_Data provided_:
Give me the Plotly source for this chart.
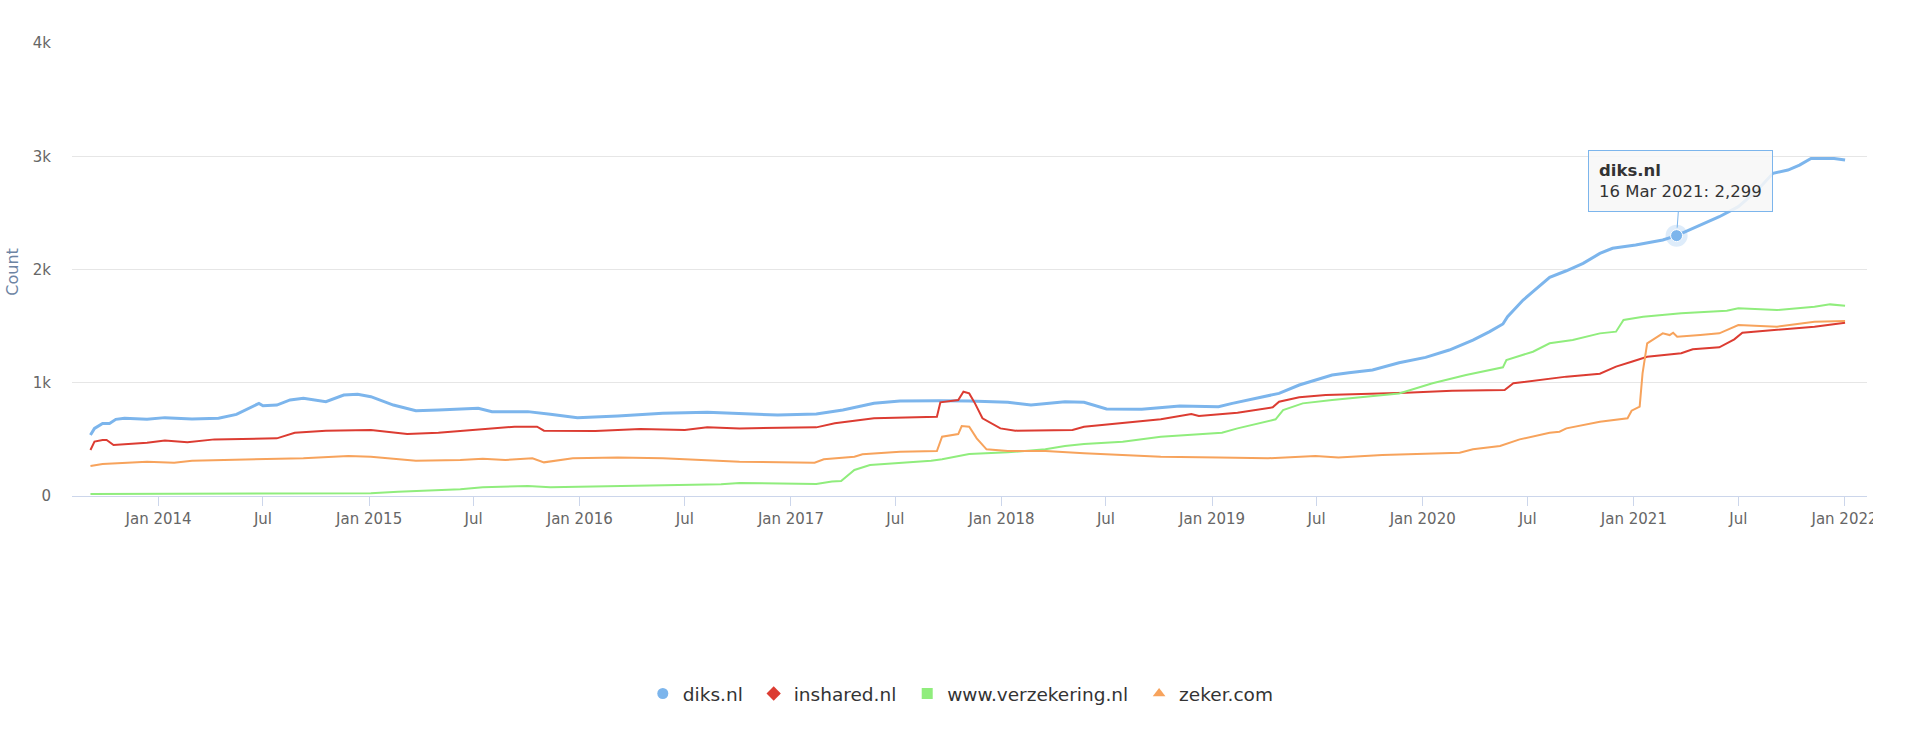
import plotly.graph_objects as go

# ---------------- data ----------------
diks_dates = ["2013-09-05", "2013-09-12", "2013-09-26", "2013-10-08", "2013-10-19", "2013-11-03",
              "2013-12-12", "2014-01-12", "2014-02-28", "2014-04-15", "2014-05-16", "2014-06-08",
              "2014-06-24", "2014-07-01", "2014-07-25", "2014-08-17", "2014-09-09", "2014-10-18",
              "2014-11-18", "2014-12-12", "2015-01-04", "2015-02-12", "2015-03-23", "2015-05-01",
              "2015-07-09", "2015-08-02", "2015-10-03", "2015-11-11", "2015-12-28", "2016-03-07",
              "2016-05-24", "2016-08-09", "2016-10-04", "2016-12-09", "2017-02-14", "2017-04-01",
              "2017-05-25", "2017-07-09", "2017-09-14", "2017-11-06", "2018-01-12", "2018-02-21",
              "2018-04-21", "2018-05-24", "2018-07-02", "2018-09-01", "2018-11-06", "2019-01-12",
              "2019-02-05", "2019-04-04", "2019-04-27", "2019-06-01", "2019-07-28", "2019-08-26",
              "2019-10-06", "2019-11-21", "2020-01-06", "2020-02-16", "2020-03-28", "2020-04-26",
              "2020-05-19", "2020-05-27", "2020-06-23", "2020-07-10", "2020-08-08", "2020-09-06",
              "2020-10-05", "2020-11-03", "2020-11-25", "2021-01-04", "2021-02-20", "2021-03-16",
              "2021-04-13", "2021-05-29", "2021-07-01", "2021-08-03", "2021-08-30", "2021-09-25",
              "2021-10-15", "2021-11-04", "2021-12-14", "2022-01-02"]
diks_vals = [539, 597, 641, 641, 677, 686,
             677, 692, 680, 686, 721, 780,
             818, 797, 803, 848, 862, 833,
             892, 898, 877, 803, 753, 759,
             774, 745, 745, 721, 692, 706,
             730, 739, 730, 715, 724, 759,
             818, 839, 842, 839, 827, 803,
             833, 827, 768, 765, 795, 789,
             818, 877, 906, 980, 1068, 1089,
             1112, 1177, 1224, 1289, 1377, 1451,
             1519, 1583, 1730, 1804, 1931, 1989,
             2054, 2142, 2187, 2216, 2260, 2299,
             2363, 2466, 2555, 2700, 2849, 2878,
             2922, 2981, 2981, 2966]

inshared_dates = ["2013-09-05", "2013-09-12", "2013-09-26", "2013-10-03", "2013-10-15", "2013-11-03",
                  "2013-12-12", "2014-01-12", "2014-02-20", "2014-04-08", "2014-06-24", "2014-07-25",
                  "2014-08-25", "2014-10-18", "2015-01-04", "2015-03-08", "2015-05-01", "2015-07-17",
                  "2015-09-10", "2015-10-19", "2015-10-31", "2016-01-28", "2016-04-15", "2016-07-01",
                  "2016-08-09", "2016-10-04", "2017-02-14", "2017-03-18", "2017-05-25", "2017-09-11",
                  "2017-09-17", "2017-10-18", "2017-10-27", "2017-11-06", "2017-11-16", "2017-11-29",
                  "2017-12-30", "2018-01-25", "2018-05-04", "2018-05-24", "2018-07-30", "2018-10-04",
                  "2018-11-26", "2018-12-09", "2019-02-14", "2019-04-16", "2019-04-27", "2019-06-01",
                  "2019-07-17", "2019-09-24", "2019-12-03", "2020-02-21", "2020-05-22", "2020-06-06",
                  "2020-07-10", "2020-09-06", "2020-11-03", "2020-12-01", "2020-12-28", "2021-01-24",
                  "2021-03-24", "2021-04-13", "2021-05-29", "2021-06-24", "2021-07-08", "2021-09-06",
                  "2021-11-10", "2022-01-02"]
inshared_vals = [406, 480, 494, 494, 450, 456,
                 471, 489, 474, 500, 509, 509,
                 559, 577, 583, 547, 559, 589,
                 612, 612, 577, 574, 592, 583,
                 606, 597, 606, 642, 686, 700,
                 827, 848, 921, 906, 818, 686,
                 597, 577, 583, 612, 642, 677,
                 724, 706, 736, 783, 833, 871,
                 892, 901, 912, 930, 936, 995,
                 1018, 1054, 1080, 1142, 1186, 1230,
                 1260, 1295, 1313, 1383, 1442, 1466,
                 1495, 1530]

verz_dates = ["2013-09-05", "2014-05-16", "2015-01-04", "2015-02-20", "2015-06-08", "2015-07-17",
              "2015-10-03", "2015-11-11", "2016-04-15", "2016-09-02", "2016-10-04", "2017-02-14",
              "2017-03-13", "2017-03-29", "2017-04-21", "2017-05-18", "2017-09-01", "2017-09-20",
              "2017-11-06", "2018-01-12", "2018-03-18", "2018-04-21", "2018-05-24", "2018-07-30",
              "2018-10-04", "2018-12-09", "2019-01-18", "2019-02-14", "2019-04-08", "2019-04-21",
              "2019-05-04", "2019-06-07", "2019-07-28", "2019-09-24", "2019-11-21", "2020-01-18",
              "2020-03-16", "2020-05-19", "2020-05-25", "2020-07-10", "2020-08-08", "2020-09-17",
              "2020-11-03", "2020-12-01", "2020-12-14", "2021-01-17", "2021-03-24", "2021-06-11",
              "2021-07-01", "2021-09-06", "2021-11-10", "2021-12-07", "2022-01-02"]
verz_vals = [18, 18, 24, 38, 59, 77,
             88, 77, 91, 103, 115, 106,
             127, 132, 230, 274, 312, 324,
             371, 386, 412, 441, 459, 480,
             524, 547, 559, 597, 656, 677,
             759, 818, 848, 877, 906, 995,
             1068, 1136, 1201, 1274, 1348, 1377,
             1436, 1451, 1554, 1583, 1613, 1636,
             1657, 1642, 1672, 1692, 1680]

zeker_dates = ["2013-09-05", "2013-09-26", "2013-12-12", "2014-01-28", "2014-02-28", "2014-06-24",
               "2014-09-09", "2014-11-26", "2015-01-04", "2015-03-23", "2015-06-08", "2015-07-17",
               "2015-08-25", "2015-10-11", "2015-10-31", "2015-12-20", "2016-03-07", "2016-05-24",
               "2016-08-09", "2016-10-04", "2017-02-11", "2017-02-27", "2017-04-21", "2017-05-05",
               "2017-07-09", "2017-09-11", "2017-09-20", "2017-10-18", "2017-10-24", "2017-11-06",
               "2017-11-19", "2017-12-06", "2018-01-12", "2018-03-18", "2018-05-24", "2018-07-30",
               "2018-10-04", "2019-01-12", "2019-04-08", "2019-06-29", "2019-08-08", "2019-10-23",
               "2020-03-05", "2020-03-28", "2020-05-14", "2020-06-17", "2020-07-10", "2020-08-08",
               "2020-08-25", "2020-09-06", "2020-11-03", "2020-11-25", "2020-12-21", "2020-12-28",
               "2021-01-11", "2021-01-16", "2021-01-24", "2021-02-20", "2021-03-04", "2021-03-10",
               "2021-03-17", "2021-04-26", "2021-05-29", "2021-07-01", "2021-08-03", "2021-09-06",
               "2021-10-08", "2021-11-10", "2022-01-02"]
zeker_vals = [265, 283, 303, 294, 312, 327,
              333, 353, 347, 312, 318, 330,
              318, 333, 297, 333, 341, 333,
              318, 303, 294, 324, 347, 368,
              391, 397, 524, 547, 618, 612,
              509, 412, 397, 397, 377, 362,
              347, 341, 333, 353, 341, 362,
              383, 412, 441, 500, 524, 559,
              568, 597, 656, 671, 686, 753,
              789, 1083, 1348, 1436, 1421, 1442,
              1407, 1421, 1436, 1510, 1501, 1495,
              1516, 1539, 1545]

series_names = ["diks.nl", "inshared.nl", "www.verzekering.nl", "zeker.com"]
series_colors = ["#7cb5ec", "#dc3c32", "#90ed7d", "#f7a35c"]
series_symbols = ["circle", "diamond", "square", "triangle-up"]

tick_dates = ["2014-01-01", "2014-07-01", "2015-01-01", "2015-07-01", "2016-01-01", "2016-07-01",
              "2017-01-01", "2017-07-01", "2018-01-01", "2018-07-01", "2019-01-01", "2019-07-01",
              "2020-01-01", "2020-07-01", "2021-01-01", "2021-07-01", "2022-01-01"]
tick_labels = ["Jan 2014", "Jul", "Jan 2015", "Jul", "Jan 2016", "Jul", "Jan 2017", "Jul",
               "Jan 2018", "Jul", "Jan 2019", "Jul", "Jan 2020", "Jul", "Jan 2021", "Jul", "Jan 2022"]
y_ticks = [0, 1000, 2000, 3000, 4000]
y_labels = ["0", "1k", "2k", "3k", "4k"]

hover_date = "2021-03-16"
hover_value = 2299

FONT = "DejaVu Sans"
PAD = "\u00a0"  # extra spacing between legend entries

fig = go.Figure()
all_x = [diks_dates, inshared_dates, verz_dates, zeker_dates]
all_y = [diks_vals, inshared_vals, verz_vals, zeker_vals]
widths = [3, 2, 2, 2]
for name, xs, ys, col, w in zip(series_names, all_x, all_y, series_colors, widths):
    fig.add_trace(go.Scatter(x=xs, y=ys, mode="lines", name=name, showlegend=False,
                             line=dict(color=col, width=w), hoverinfo="skip"))

# legend entries (marker only, as in the reference)
for i, (name, col, sym) in enumerate(zip(series_names, series_colors, series_symbols)):
    label = name + (PAD if i < len(series_names) - 1 else "")
    fig.add_trace(go.Scatter(x=[None], y=[None], mode="markers", name=label,
                             marker=dict(color=col, symbol=sym, size=11)))

# hovered point with halo
fig.add_trace(go.Scatter(x=[hover_date], y=[hover_value], mode="markers", showlegend=False,
                         marker=dict(size=22, color="rgba(124,181,236,0.25)"), hoverinfo="skip"))
fig.add_trace(go.Scatter(x=[hover_date], y=[hover_value], mode="markers", showlegend=False,
                         marker=dict(size=12, color="#7cb5ec", line=dict(color="#ffffff", width=1)),
                         hoverinfo="skip"))

fig.add_annotation(x=hover_date, y=hover_value, xref="x", yref="y",
                   text="<b>diks.nl</b><br>16 Mar 2021: " + f"{hover_value:,}",
                   showarrow=True, arrowhead=0, arrowwidth=1, arrowcolor="#7cb5ec",
                   ax=4, ay=-55, standoff=8, align="left",
                   bgcolor="rgba(247,247,247,0.88)", bordercolor="#7cb5ec", borderwidth=1,
                   borderpad=10, font=dict(family=FONT, size=16.5, color="#333333"))

fig.add_annotation(text="Count", xref="paper", yref="paper", x=-0.0329, y=0.495,
                   showarrow=False, textangle=-90, xanchor="center", yanchor="middle",
                   font=dict(family=FONT, size=16, color="#6d84a3"))

fig.update_layout(
    width=1873, height=738,
    margin=dict(l=72, r=6, t=43, b=242),
    paper_bgcolor="#ffffff", plot_bgcolor="#ffffff",
    font=dict(family=FONT, color="#666666"),
    showlegend=True,
    legend=dict(orientation="h", x=0.318, xanchor="left", y=-0.437, yanchor="middle",
                font=dict(family=FONT, size=18.5, color="#333333"), bgcolor="rgba(0,0,0,0)",
                itemwidth=30),
    xaxis=dict(type="date", range=["2013-08-04", "2022-02-09"], tickmode="array",
               tickvals=tick_dates, ticktext=tick_labels, showgrid=False,
               showline=True, linecolor="#ccd6eb", linewidth=1,
               ticks="outside", ticklen=9, tickcolor="#ccd6eb", tickwidth=1,
               tickfont=dict(family=FONT, size=15, color="#666666"), zeroline=False,
               ticklabeloverflow="allow", automargin=False, fixedrange=True),
    yaxis=dict(range=[0, 4000], tickmode="array", tickvals=y_ticks, ticktext=y_labels,
               showgrid=True, gridcolor="#e6e6e6", gridwidth=1, zeroline=False,
               ticks="outside", ticklen=17, tickcolor="rgba(0,0,0,0)",
               tickfont=dict(family=FONT, size=15, color="#666666"),
               automargin=False, fixedrange=True),
)

fig.write_html("out.html")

_Exercise objective_:
Return nothing but the lines running from the start of the data to the line with "import plotly.graph_objects as go", please, both ends included and no pictures.

_Final answer_:
Give me the Plotly source for this chart.
import plotly.graph_objects as go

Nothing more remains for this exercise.